COLUMN

INTERVIEW

2022.12.19

日本企業に求められる社外取締役との正しい関わり方とは【Vol.2】有意義な議論と革新的なチャレンジ


ガバナンスという言葉が一人歩きし「ルールやコンプライアンスの問題」という理由だけで社外取締役を設置する企業と、それを受ける社外取締役側のマインドについてVol.1では詳しくご紹介しましたが、今回は前例踏襲と忖度という習慣から抜け出せない日本企業の本質的な問題に迫ります。

高橋 勉 氏

公認会計士。1979年11月、オランダに本部を置くKPMGの前身のピート・マーウィック・ミッチェル会計士事務所に入所。2003年からKPMGが提携するあずさ監査法人の代表社員となり、2013年から2018年にはKPMGジャパンチェアマンを歴任する。現在はスカパーJSATホールディングスおよび豊田通商株式会社の社外監査役、みずほ信託銀行の社外取締役を務める。

経営者と社外取締役の有意義な議論の必要性

社外取締役と経営者は有意義な議論に時間を費やすことがまずは必要です。大切なのは「何をもって有意義な時間とするか?」ですが、これを誤解している経営者やマネジメントクラスは少なくありません。

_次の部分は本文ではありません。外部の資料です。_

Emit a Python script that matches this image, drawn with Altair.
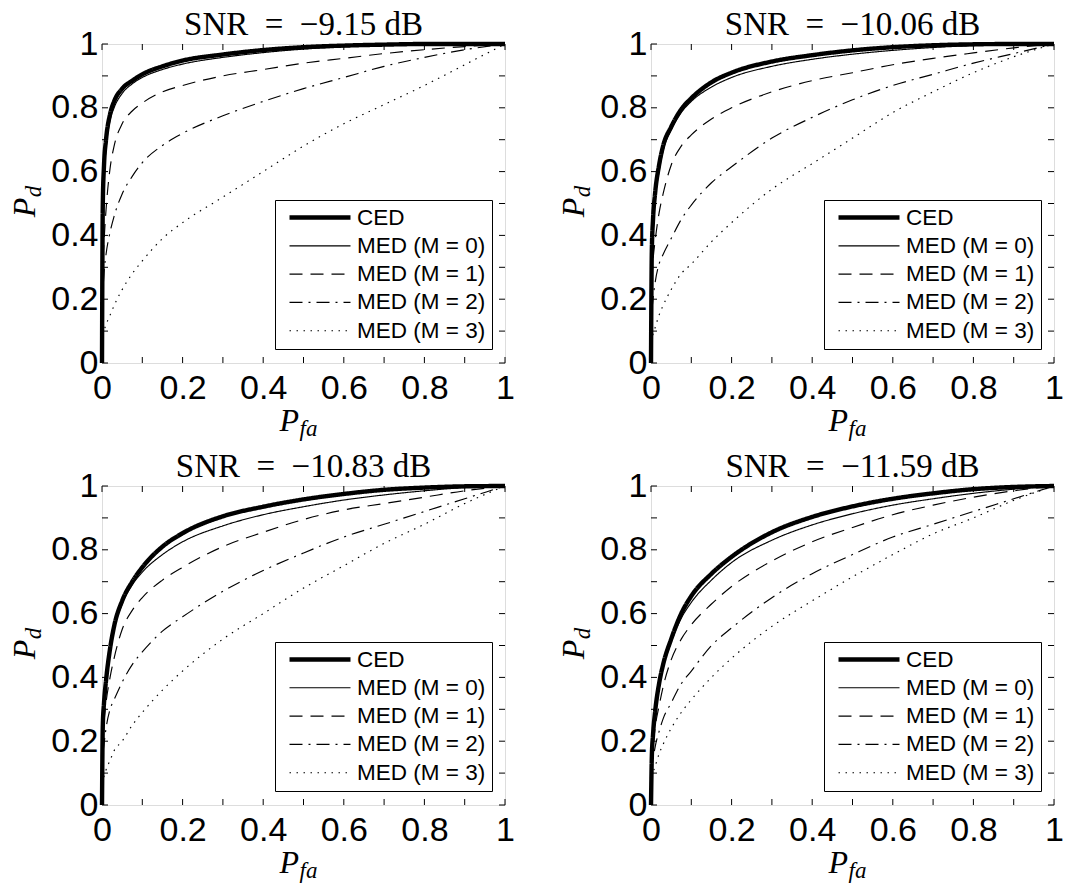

例えばさまざまなエビデンスを提示し「この事業を買収したいと考えていますがどうですか?」と質問をしても、恐らく最終的に「NO」と言う社外取締役は少ないでしょう。

そうではなくて、会社の本質的な課題に関する話をすることこそ、会社と社外取締役における有意義な議論だと言えます。例えば「10年後には会社をこういう方向へ持っていきたい…」「ダイバーシティー&インクルージョンを実現するには何が必要か…」「Z世代とのコミュニケーションはどう取ればいいのか…」

など、こうした議論に時間を費やせる会社は、社外取締役の価値を大きく引き出せるようになります。もう1つは、前例踏襲と忖度をやめることです。これは社外取締役との関わり方というよりも、多くの日本企業に根付いた歴史的文化・風土が、ビジネスの成長を阻害している原因になっている可能性が高いという話になります。

カギは前例踏襲と忖度からの脱却

日本は国としてもビジネスとしても過去の歴史的経験から、前例踏襲と忖度という慣習から抜け出せない傾向にあります。何もないところから新しい文化を作るのは簡単だけれど、既存の文化を壊して新しい文化を築くのは相当に難しい。

「変化を恐れる」という心理は、人間も社会全体も1つの生命体と考えれば同じだと思います。だからこそ、今までの日本のシステムを「一度壊した方がよい」と私は考えています。例えば日本の伝統的教育システムの抜本的な見直しもその1つです。

政府は生産性向上や人材確保のためにダイバーシティー&インクルージョンの実現を掲げています。しかし実態として、多様性の大切さや本質というものを新入社員に教えなければいけないのは企業側です。現状の日本企業は、本質的なグローバル視点や環境を持った人材の多い海外企業と戦うことは到底難しいでしょう。

多国籍の先生を受け入れて、子供の頃からダイバーシティー&インクルージョンが当たり前の環境をつくり、国語以外なら、算数だって社会だって英語で教えればいいんです。しかしそのためには、前例踏襲と忖度という習慣から抜け出す必要があります。

会社単位でも同じことが言えますね。前例踏襲と忖度から抜け出せないと革新的なチャレンジができず、結果として社外取締役の価値を最大限引き出せません。積極性のある社外取締役が「こうしましょう!」と言っても、「前例がないから」「社長はやりたがらないと思うな」で終わってしまいます。

こうして考えてみると、社外取締役との関わり方というのは、多くの日本企業が持つ本質的な問題に繋がっていると言えます。

まとめ

「前例踏襲と忖度をやめること」は、日本企業や社外取締役との関わり方だけにとどまらず、社会全体に言えることのように感じました。多国籍の人々を受け入れて、子供の頃からダイバーシティー&インクルージョンが当たり前の環境を整えることは、待ったなしの現状ではないでしょうか。企業側も社外取締役も革新的なチャレンジに踏み込めるよう、我々JSEEDSがお手伝いできるよう邁進していきたいと思います。